Fr Hugh O’Donnell is a poet and ministers with the Salesian community in the parish of Sean McDermott Street in Dublin. A collection of these reflections on our separation from the natural world will be published as ‘Time to Call Home’ by Veritas in November. He shares the following reflection with us, entitled ‘Among Trees’:
Today the trees welcomed me back. I had been away a long time from their sheltering presence. Now they reached out as though they had been waiting for me. The great oaks shuffled around, the community of yew trees rubbed shoulders together, pines stood tall, imperious, the lime said ‘come closer’.
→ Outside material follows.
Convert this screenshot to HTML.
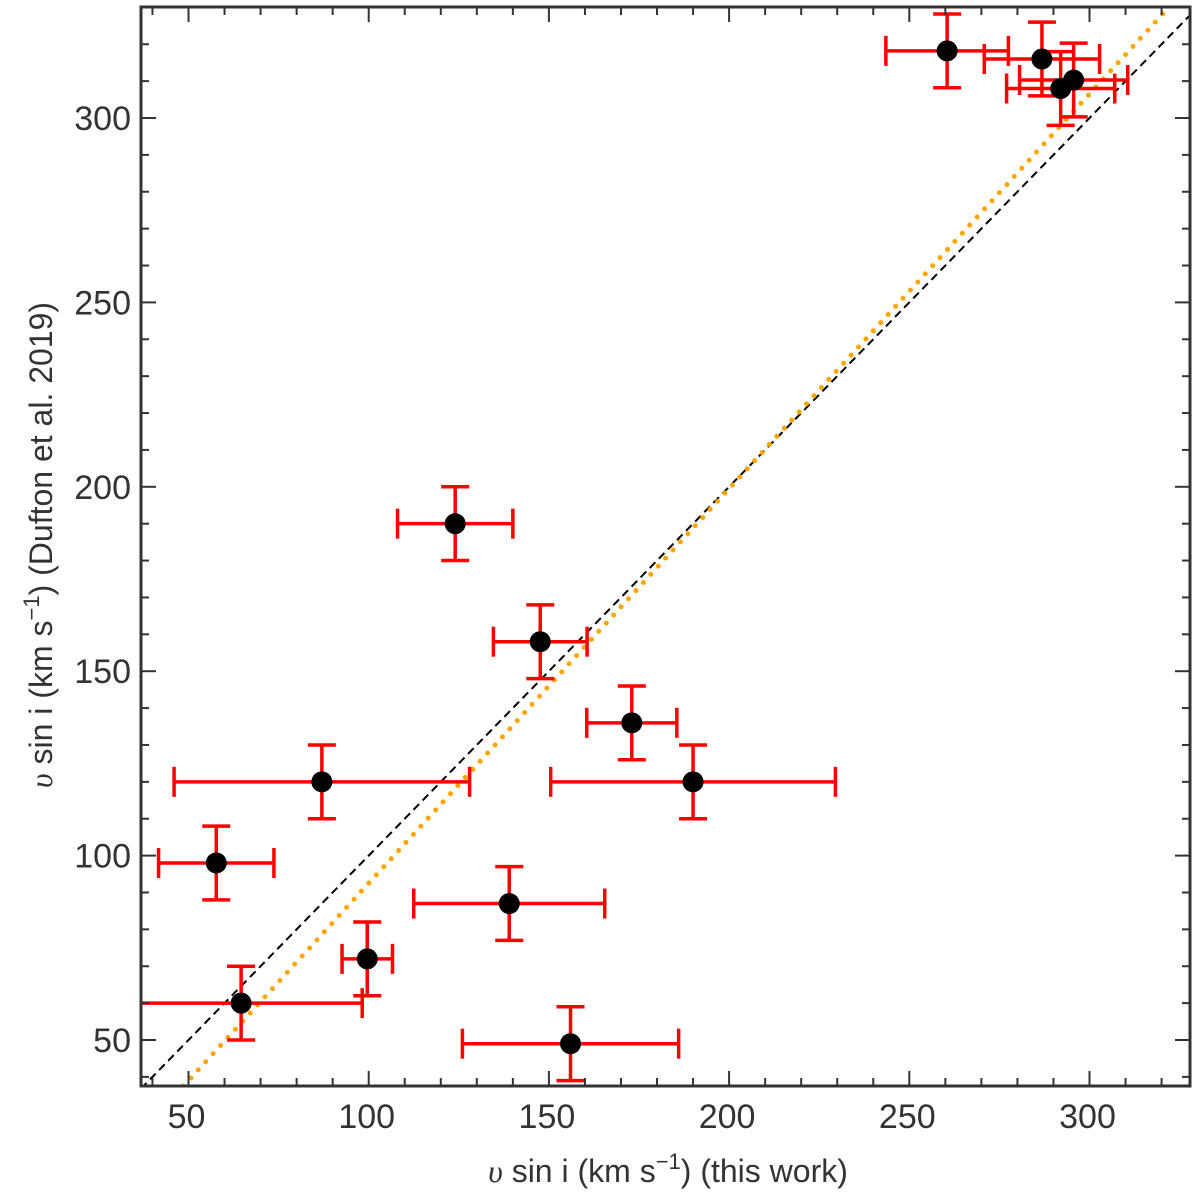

To the non-practising tree person, this sounds sentimental. So be it. But when you are among trees a small bit of attention will lift the latch for you. Trees are not scenery or background but living beings; eminently sociable and learned, almost virtuous as they go about their business deep down and out of sight. We would be mesmerised if we had an inkling of all that goes on at root level as they interact with their companionable fungi. There are good friends in low places!
This morning however, is more about gladness and peace; a peace that links us in again to the pulse of life, a gladness that invites us to stay. No need for now to name these cousins of ours: it’s enough to be with them and realise that they notice our appreciative dalliance. It does them good. It does us good.
Sadly, we have lost that connection and live quite unaware that we have been tree people from the beginning with that early memory still alive in our genes. That’s what’s so good about being among trees; they remind us of who we are and where we have come from; that we belong together.